According to Deloitte’s annual holiday retail forecast, holiday sales are expected to increase between 7-9% this year, and the e-commerce portion of that is rising even quicker, with online sales expected to increase by 11-15%. However, that doesn’t mean that retailers are stocking less inventory in the brick-and-mortar locations; they’re simply becoming smarter about what goods they keep on hand to meet demand. And, as more consumers select options such as “buy online, pick up in store,” they’re still expecting the item to be available as soon as they can drive to the store.
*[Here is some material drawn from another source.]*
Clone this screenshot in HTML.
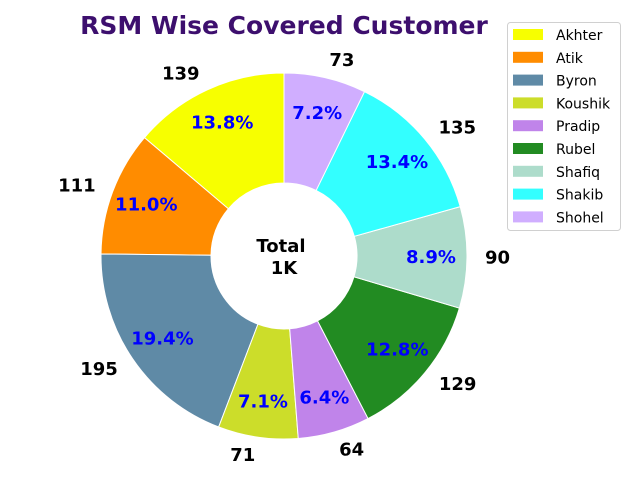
<!DOCTYPE html>
<html><head><meta charset="utf-8"><style>
body{margin:0;background:#fff;}
svg{display:block;font-family:"DejaVu Sans","Liberation Sans",sans-serif;}
</style></head><body>
<svg id="chart" width="640" height="480" viewBox="0 0 640 480">
<text x="284" y="34" text-anchor="middle" font-size="25" font-weight="bold" fill="#3d0f6e">RSM Wise Covered Customer</text>
<g id="slices"></g>
<text x="281" y="252" text-anchor="middle" font-size="18" font-weight="bold">Total</text>
<text x="284" y="274" text-anchor="middle" font-size="18" font-weight="bold">1K</text>
<g id="legend">
<rect x="507.5" y="22.5" width="113" height="208" rx="3" fill="#fff" stroke="#d0d0d0"/>
</g>
</svg>
<script>
const categories=["Akhter","Atik","Byron","Koushik","Pradip","Rubel","Shafiq","Shakib","Shohel"];
const values=[139,111,195,71,64,129,90,135,73];
const colors=["#f7ff00","#ff8c00","#5f8aa6","#ccdd2a","#c084ea","#228b22","#addccb","#33ffff","#d0aeff"];
const NS="http://www.w3.org/2000/svg";
const cx=284,cy=256,R=183,r0=73;
const total=values.reduce((a,b)=>a+b,0);
const g=document.getElementById('slices');
function pt(a,rad){return [cx+rad*Math.cos(a),cy-rad*Math.sin(a)];}
let ang=Math.PI/2;
values.forEach((v,i)=>{
  const sweep=v/total*2*Math.PI, a1=ang+sweep, mid=ang+sweep/2;
  const [x0,y0]=pt(ang,R),[x1,y1]=pt(a1,R),[x2,y2]=pt(a1,r0),[x3,y3]=pt(ang,r0);
  const large=sweep>Math.PI?1:0;
  const p=document.createElementNS(NS,'path');
  p.setAttribute('d',`M${x0},${y0} A${R},${R} 0 ${large} 0 ${x1},${y1} L${x2},${y2} A${r0},${r0} 0 ${large} 1 ${x3},${y3} Z`);
  p.setAttribute('fill',colors[i]);p.setAttribute('stroke','#fff');p.setAttribute('stroke-width','1');
  
  
  g.appendChild(p);
  const [px,py]=pt(mid,147);
  const t=document.createElementNS(NS,'text');
  t.setAttribute('x',px);t.setAttribute('y',py+6);t.setAttribute('text-anchor','middle');
  t.setAttribute('font-size','18');t.setAttribute('font-weight','bold');t.setAttribute('fill','#0000ff');
  t.textContent=(v/total*100).toFixed(1)+'%';
  
  
  g.appendChild(t);
  const [vx,vy]=pt(mid,201);
  const u=document.createElementNS(NS,'text');
  u.setAttribute('x',vx);u.setAttribute('y',vy+6);
  u.setAttribute('text-anchor',vx>=cx?'start':'end');
  u.setAttribute('font-size','18');u.setAttribute('font-weight','bold');u.setAttribute('fill','#000');
  u.textContent=v;
  
  
  g.appendChild(u);
  ang=a1;
});
const lg=document.getElementById('legend');
categories.forEach((c,i)=>{
  const y=35+i*22.8;
  const rc=document.createElementNS(NS,'rect');
  rc.setAttribute('x',513);rc.setAttribute('y',y-6);rc.setAttribute('width',30);rc.setAttribute('height',11);
  rc.setAttribute('fill',colors[i]);
  
  
  lg.appendChild(rc);
  const t=document.createElementNS(NS,'text');
  t.setAttribute('x',556);t.setAttribute('y',y+5);t.setAttribute('font-size','14');
  t.textContent=c;
  
  
  lg.appendChild(t);
});
</script>
</body></html>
It’s not too late – and never too early – to start thinking about how to improve next year, especially as supply chain woes stretch into 2022. Tracking the right metrics today can mean a world of difference as you begin conversations with carriers for next year. Here are a few important numbers to keep an eye on throughout the season:
On-time, in-full (OTIF) accuracy
Before the pandemic, many retailers were already transitioning to an OTIF model – shippers needed to deliver goods during a very specific window, not early or late, or face a stiff penalty. This required shippers to work very closely with the carriers to ensure goods moved through the supply chain like clockwork. Now, with pandemic-related supply chain disruption impacting every facet of delivery, meeting OTIF requirements is more important, and more difficult, than ever. Make sure to have a conversation with your carrier to ensure they can meet your changing needs, especially if you anticipate you’ll need more capacity next holiday season.
OTIF data is critical to your operations, but it’s also important to consider how often you’re receiving data. You shouldn’t have to spend time continually calling your carrier for updates. Carriers are leaning on technological innovations more than ever before to ensure they are offering customers real-time tracking and visibility. And, receiving shipment updates in real time can make a significant financial impact on your business at the end of the year.
Keep track of how frequently your carrier transmits status through your transport management system (TMS) or electronic data interchange (EDI), and if it’s not to your liking, discuss with your carrier how to increase reporting. Communication is essential as you look for workarounds during delays to avoid missing a delivery window, and having that updated data at your fingertips enables you to make more informed decisions in a pinch.
Sales by region
The way brick-and-mortar retailers are structuring their stores has changed as consumers shift to e-commerce. Recent research from Edge by Ascential found retailers may dedicate as much as one-third of their floor space to fulfillment operations by 2023. Stores will look to keep their most popular products in stock to ensure quick availability/last mile delivery, and shippers will need to understand which products sell better where in order to meet demand. That may mean pulling back on storage space for less popular items and increasing space for more popular items, likely necessitating a change in shipping strategy.
As you keep track of sales data for specific regions, loop your carriers into the conversation. They can help you understand capacity levels in each area, and how you can restructure your shipping strategy to ensure top selling products are moving quickly and efficiently. As the holiday season creeps earlier and earlier each year, it will be important to make sure these goods arrive at the store to meet early Q4 demand, so start planning for the spike now.
Planning is never finished
There’s always something new you can learn about how to fine tune operations. Especially in this supply chain crunch, maintaining a strong relationship with carriers is an important aspect of continued growth. Keep track of holiday sales and delivery data and use that as a foundation for ongoing conversations around shipping strategy – it’s a great way to set yourself up for success in the New Year.